Wieviele dürfen kommen? Diese Frage treibt in diesen Tagen Kirchengemeinden und Großfamilien um. Lebhaft wird diskutiert und geplant, wie das Weihnachtsfest unter den Bedingungen der Pandemie gestaltet werden kann. Die Großfamilie mit allen Kinder und Enkelkindern soll sich doch treffen können!
Bei Oma gibt’s doch die besten „Spitzbuaba“! Da wollen wir doch hin! Also werden Vorschläge in Whats-App-Gruppen und per E-Mail hin und her gesandt, geprüft und verworfen. Da prescht eine Enkelin mit einer ausgefallenen Idee vor. Wir treffen uns im Freien, machen einen Spaziergang, versammeln uns an einem schönen Platz am Waldrand auf der Alb, schlägt sie vor. Eine Fichte schmücken wir mit ein paar Kerzen. Aus Thermoskannen schenken wir heißen Tee aus. Und – ganz wichtig! – jeder Haushalt bringt „a Gugg voll Breedla“ mit, selbst gebackene natürlich (= eine Tüte Weihnachtsgebäck). Wir singen „O du fröhliche“, „Kommet ihr Hirten“, „Der Heiland ist geboren“ – Lieder, die wir von der Kinderkirche her kennen. Jemand liest die Weihnachtsgeschichte. Die “Breedlesgugga“ (siehe oben) machen die Runde, hm …..! Die erwachsene Enkelin war früher Jungscharleiterin in ihrer Heimatkirchengemeinde. Da war es üblich, mit den Jugendgruppen draußen vor dem Dorf auf diese Art „Waldweihnacht“ zu feiern.

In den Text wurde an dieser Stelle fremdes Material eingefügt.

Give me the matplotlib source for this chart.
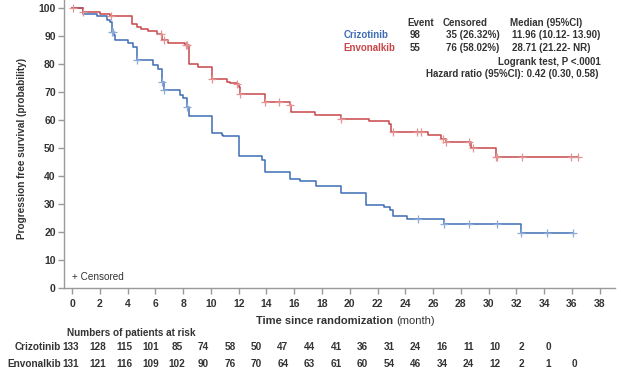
import numpy as np
import matplotlib
matplotlib.use("Agg")
import matplotlib.pyplot as plt
from matplotlib.transforms import blended_transform_factory

plt.rcParams['font.family'] = ['Liberation Sans', 'DejaVu Sans']

# Kaplan-Meier steps (month, PFS %)
criz_t = [0, 0.8, 1.8, 2.5, 2.7, 2.86, 3.0, 3.1, 4.06, 4.4, 4.66, 5.86, 6.2, 6.47, 6.6,
          7.8, 8.0, 8.27, 8.4, 10.07, 10.8, 10.9, 12.0, 13.7, 13.9, 15.7, 16.4, 17.6,
          19.4, 21.2, 22.45, 22.9, 23.1, 24.1, 26.8, 32.3, 36.1]
criz_s = [100, 98.0, 97.3, 96.0, 95.0, 91.5, 90.3, 88.8, 87.6, 86.1, 81.4, 79.6, 78.4, 73.6, 70.6,
          69.0, 67.8, 64.6, 61.6, 55.5, 54.7, 54.2, 47.2, 45.5, 41.3, 38.7, 38.0, 36.2,
          33.8, 29.7, 28.8, 27.6, 25.6, 24.6, 22.8, 19.6, 19.6]
envo_t = [0, 0.8, 2.0, 2.7, 4.3, 4.66, 5.0, 5.5, 6.1, 6.47, 6.94, 8.15, 8.4, 9.1, 10.07,
          11.15, 11.4, 11.9, 12.0, 12.1, 13.9, 15.7, 15.8, 17.5, 19.4, 21.4, 22.8, 23.0,
          25.6, 26.6, 26.9, 28.7, 30.5, 36.4]
envo_s = [100, 98.7, 98.0, 97.2, 94.5, 93.3, 92.5, 91.8, 90.9, 88.8, 87.7, 86.7, 80.0, 79.0, 74.6,
          73.6, 73.2, 72.8, 71.8, 69.4, 66.4, 65.5, 62.8, 61.8, 60.4, 59.6, 58.7, 55.7,
          54.5, 53.3, 52.1, 50.1, 46.7, 46.7]

# censoring times
criz_cens = [2.86, 2.95, 4.66, 6.47, 6.6, 8.27, 24.9, 26.8, 28.6, 30.6, 32.3, 34.2, 36.1]
envo_cens = [0.1, 0.8, 2.8, 6.4, 6.6, 8.2, 8.3, 10.1, 11.9, 12.1, 13.9, 14.9, 15.7, 19.4,
             23.1, 24.85, 25.1, 26.7, 26.9, 28.6, 28.9, 30.5, 30.6, 32.4, 35.9, 36.4]

# numbers at risk
risk_t = list(range(0, 40, 2))
criz_risk = [133, 128, 115, 101, 85, 74, 58, 50, 47, 44, 41, 36, 31, 24, 16, 11, 10, 2, 0]
envo_risk = [131, 121, 116, 109, 102, 90, 76, 70, 64, 63, 61, 60, 54, 46, 34, 24, 12, 2, 1, 0]

arms = ['Crizotinib', 'Envonalkib']
events = ['98', '55']
censored = ['35 (26.32%)', '76 (58.02%)']
medians = ['11.96 (10.12- 13.90)', '28.71 (21.22- NR)']

blue = '#3d6db3'
red = '#c8474a'
blue_l = '#8eaad6'
red_l = '#e29494'
txt = '#333333'
axc = '#9a9a9a'


def surv_at(t, times, surv):
    idx = np.searchsorted(times, t, side='right') - 1
    return np.array(surv)[idx]


fig = plt.figure(figsize=(6.21, 3.77), dpi=100)
L, R = 64 / 621, 615 / 621
B = 1 - 287.5 / 377
ax = fig.add_axes([L, B, R - L, 1 - B])

ax.step(criz_t, criz_s, where='post', color=blue, lw=1.1)
ax.step(envo_t, envo_s, where='post', color=red, lw=1.1)
ax.plot(criz_cens, surv_at(criz_cens, criz_t, criz_s), '+', color=blue_l, ms=6, mew=0.9)
ax.plot(envo_cens, surv_at(envo_cens, envo_t, envo_s), '+', color=red_l, ms=6, mew=0.9)

ax.set_xlim(-0.58, 39.1)
ax.set_ylim(0, 103)
ax.set_xticks(range(0, 40, 2))
ax.set_yticks(range(0, 101, 10))
for s in ['top', 'right']:
    ax.spines[s].set_visible(False)
for s in ['left', 'bottom']:
    ax.spines[s].set_color(axc)
    ax.spines[s].set_linewidth(1.0)
ax.tick_params(colors=axc, labelcolor=txt, length=4, width=1.0, labelsize=7.5)
ax.tick_params(axis='x', pad=4)
ax.tick_params(axis='y', pad=2)
for lab in ax.get_yticklabels() + ax.get_xticklabels():
    lab.set_fontweight('bold')

fig.text(22 / 621, 1 - 148 / 377, 'Progression free survival (probability)', rotation=90,
         ha='center', va='center', fontsize=7.2, fontweight='bold', color=txt)

t1 = fig.text(256 / 621, 1 - 321 / 377, 'Time since randomization ', ha='left', va='center',
              fontsize=8, fontweight='bold', color=txt)
ax.annotate('(month)', xy=(1, 0.5), xycoords=t1, ha='left', va='center', fontsize=8, color=txt)

fig.text(72 / 621, 1 - 277 / 377, '+ Censored', ha='left', va='center', fontsize=7.2, color=txt)

# summary table at top right
fs = 7
rows_y = [23.3, 35, 48.3]
fig.text(407 / 621, 1 - rows_y[0] / 377, 'Event', ha='left', va='center', fontsize=fs, fontweight='bold', color=txt)
fig.text(443 / 621, 1 - rows_y[0] / 377, 'Censored', ha='left', va='center', fontsize=fs, fontweight='bold', color=txt)
fig.text(510 / 621, 1 - rows_y[0] / 377, 'Median (95%CI)', ha='left', va='center', fontsize=fs, fontweight='bold', color=txt)
for i, (arm, c) in enumerate(zip(arms, [blue, red])):
    y = 1 - rows_y[i + 1] / 377
    fig.text(343.5 / 621, y, arm, ha='left', va='center', fontsize=fs, fontweight='bold', color=c)
    fig.text(410 / 621, y, events[i], ha='left', va='center', fontsize=fs, fontweight='bold', color=txt)
    fig.text(446 / 621, y, censored[i], ha='left', va='center', fontsize=fs, fontweight='bold', color=txt)
    fig.text(512.5 / 621, y, medians[i], ha='left', va='center', fontsize=fs, fontweight='bold', color=txt)
fig.text(601 / 621, 1 - 61.7 / 377, 'Logrank test, P <.0001', ha='right', va='center',
         fontsize=fs, fontweight='bold', color=txt)
fig.text(598.5 / 621, 1 - 74 / 377, 'Hazard ratio (95%CI): 0.42 (0.30, 0.58)', ha='right', va='center',
         fontsize=fs, fontweight='bold', color=txt)

# risk table (its own x scale, a little tighter than the plot's)
rax = fig.add_axes([L, 0, R - L, B - 0.01])
rax.set_xlim(-0.53, 41.06)
rax.axis('off')
tr = blended_transform_factory(rax.transData, fig.transFigure)
fig.text(67 / 621, 1 - 332.7 / 377, 'Numbers of patients at risk', ha='left', va='center',
         fontsize=7.2, fontweight='bold', color=txt)
for i, (arm, counts) in enumerate(zip(arms, [criz_risk, envo_risk])):
    yy = 1 - [347.3, 364.3][i] / 377
    fig.text(60.5 / 621, yy, arm, ha='right', va='center', fontsize=7.2, fontweight='bold', color=txt)
    for t, n in zip(risk_t, counts):
        rax.text(t, yy, str(n), transform=tr, ha='center', va='center',
                 fontsize=7.2, fontweight='bold', color=txt)

fig.savefig('out.png', dpi=100)
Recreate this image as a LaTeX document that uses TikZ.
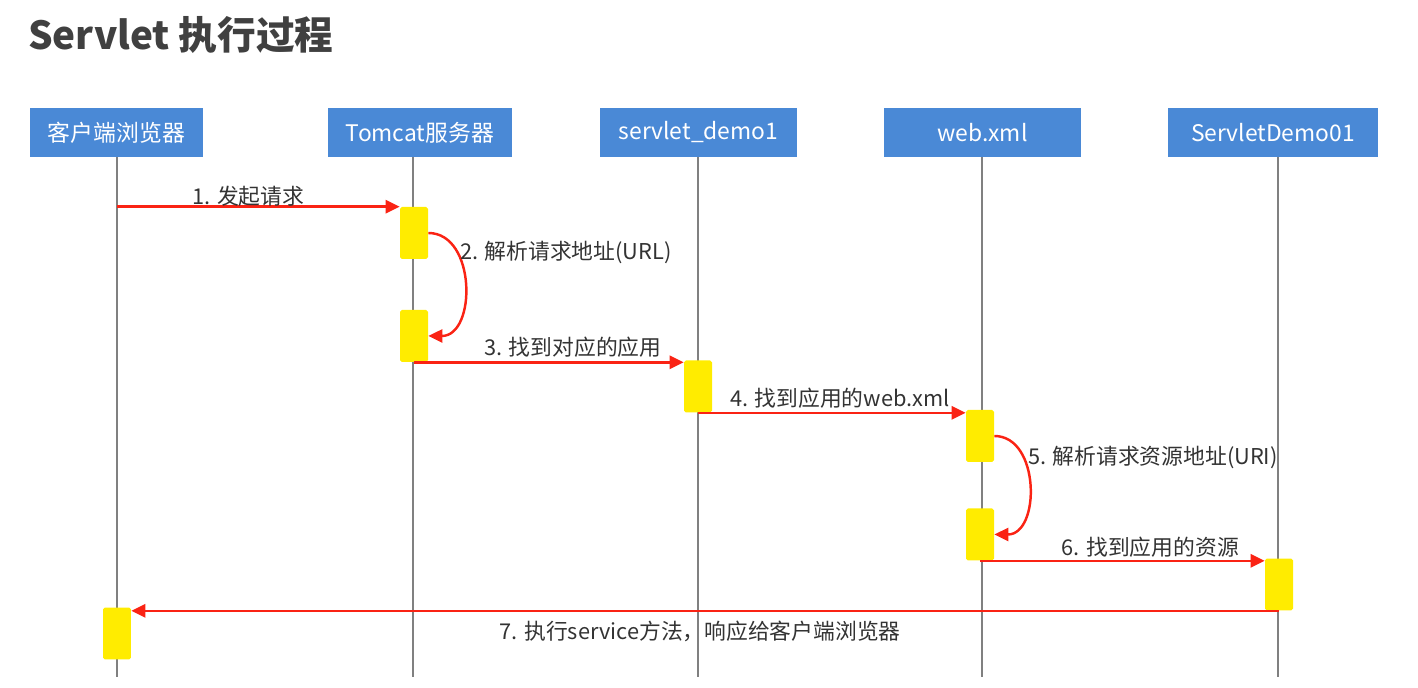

Prima, ein toller Vorschlag! sagen die einen. Zögerliche Zustimmung kommt von den anderen: Was, wenn´s richtig kalt ist? Das wäre doch ungemütlich! Ach was, heißt es dann, man zieht sich warm an. Auf jeden Fall spüren wir eine innere Wärme. Und genau darauf kommt´s doch an! Auf dem Hirtenfeld in der Weihnachtsgeschichte des Lukas war es auch nicht sehr gemütlich. Aber den Hirten wurde es warm ums Herz, als sie die Weihnachtsbotschaft hörten: Euch ist heute der Heiland geboren! —
Ja, dass uns innere Wärme durchströmt, das erwarten wir von Weihnachten. Die gegenwärtige Zeit der Corona-Pandemie erscheint uns unwirklich und unwirtlich. Die öffentlichen Debatten um die richtigen Lösungen sind teilweise so unbarmherzig, so verhetzt und vergiftet. Viele haben Angst vor dem, was alles noch kommen mag. Wer tröstet? Wer läßt uns hoffen? Die Kerzen am Adventskranz geben eine Antwort: In die Unwirtlichkeit der Zeit fällt ein wärmendes Licht. „Eines Tages kam einer, der hatte eine Klarheit in seiner Stimme, eine Wärme in seinen Worten, eine Kraft in seiner Botschaft“ singen wir in einem neuen Kirchenlied. Es ist Jesus, der uns hoffen läßt. Es ist Jesus, dessen Botschaft unser Herz erwärmt. Es ist Jesus, der uns zusammenbringt und uns hilft, der Unwirtlichkeit standzuhalten. Die innere Wärme, die er in uns anfacht, kann nach außen abstrahlen. Zu den anderen. In die Welt. Zeichen dafür kann im Kleinen a Gugg voll Breedla sein. Und im Großen ein Beitrag für Brot für die Welt oder ein anderes Hilfswerk. Oder ein mutiges Wort gegen Haß und Menschenfeindlichkeit. Möglichkeiten gibt es genug.